Auch insoweit war der vorgesehene Staatsrat weitaus besser ausgestattet als der badische
Ständerat. Der Staatspräsident sollte nach den Überlegungen von Süsterhenn vom Landtag und
vom Staatsrat gemeinsam gewählt werden. Das Amt des Staatspräsidenten war als ein
überparteiliches gedacht, ihm oblag der Interessenausgleich und die Wahrung der innenpolitischen
Stabilität. Andererseits stand dem Staatspräsidenten aber auch ein Notverordnungsrecht
zu. Im übrigen sollte der Staatspräsident das Land nach außen vertreten und die Ernennung und
Entlassung der Staatsbeamten vornehmen.

Unter den Mitgliedern des Verfassungsausschusses war bemerkenswerterweise der Staatspräsident
stärker umstritten als der vorgesehene Staatsrat. Die Kritik kam, wie in Freiburg auch,
von der politischen Linken. Der Sprecher der Sozialdemokratie im Verfassungsausschuß lehnte
die Einrichtung des Staatsrat nicht einmal grundsätzlich ab, hielt ihn aber mit Rücksicht auf das
verhältnismäßig kleine Staatsgebiet für überflüssig.

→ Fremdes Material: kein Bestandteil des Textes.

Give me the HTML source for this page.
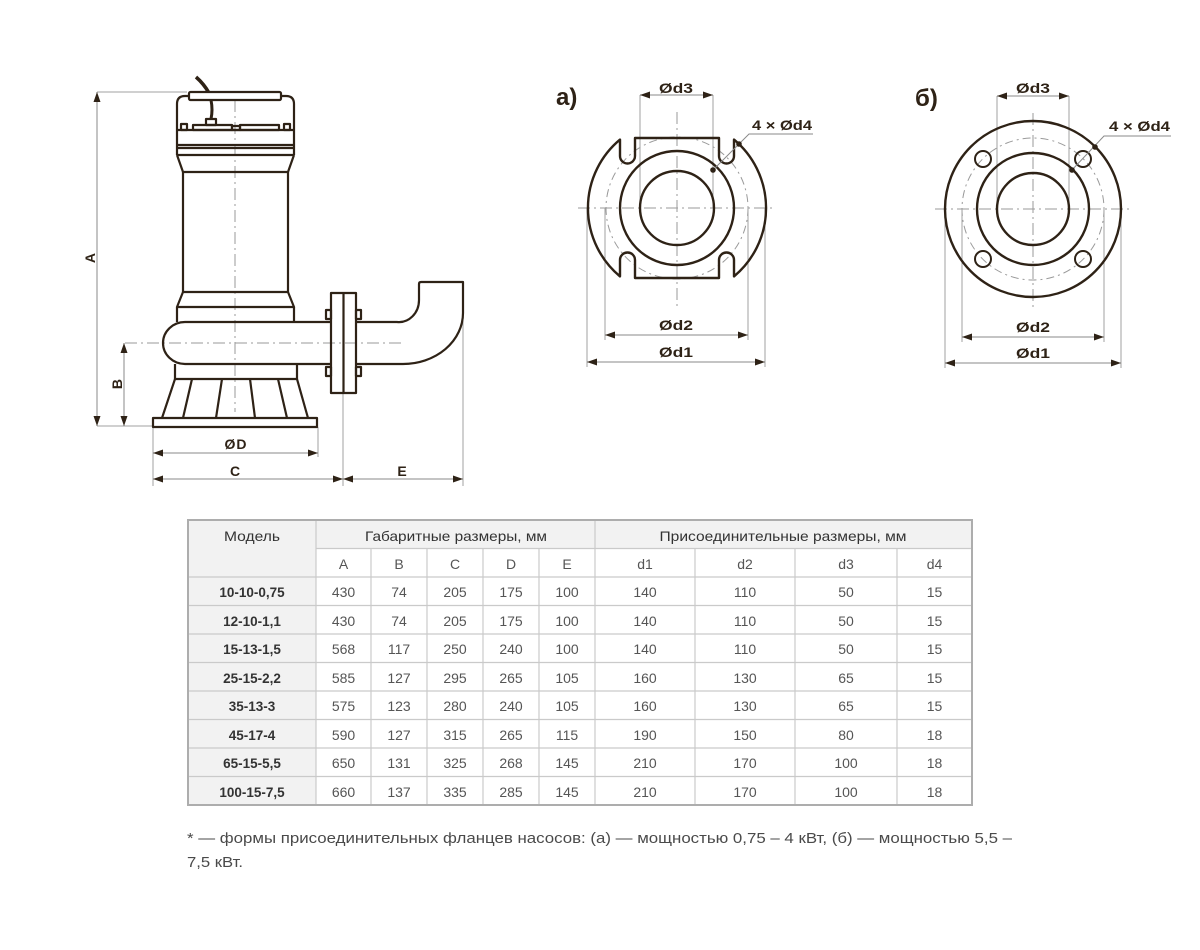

Die Kritik am Staatsrat als einer weiteren
Kammer ging allenfalls dahin, daß man den Landtag für eine Vertretung aller Interessen für
ausreichend hielt. Um so entscheidender war das Engagement der CDU für den Staatsrat. Dies
ging so weit, daß die CDU von der Beibehaltung des Staatspräsidenten absah, andererseits aber
entschieden für den Staatsrat eintrat. Trotzdem wurden die Verfassungsbestimmungen über
den Staatsrat schon während der Beratungen des Verfassungsausschusses ersatzlos gestrichen.

303 Ruge-Schatz (wie Anm. 301) S. 111.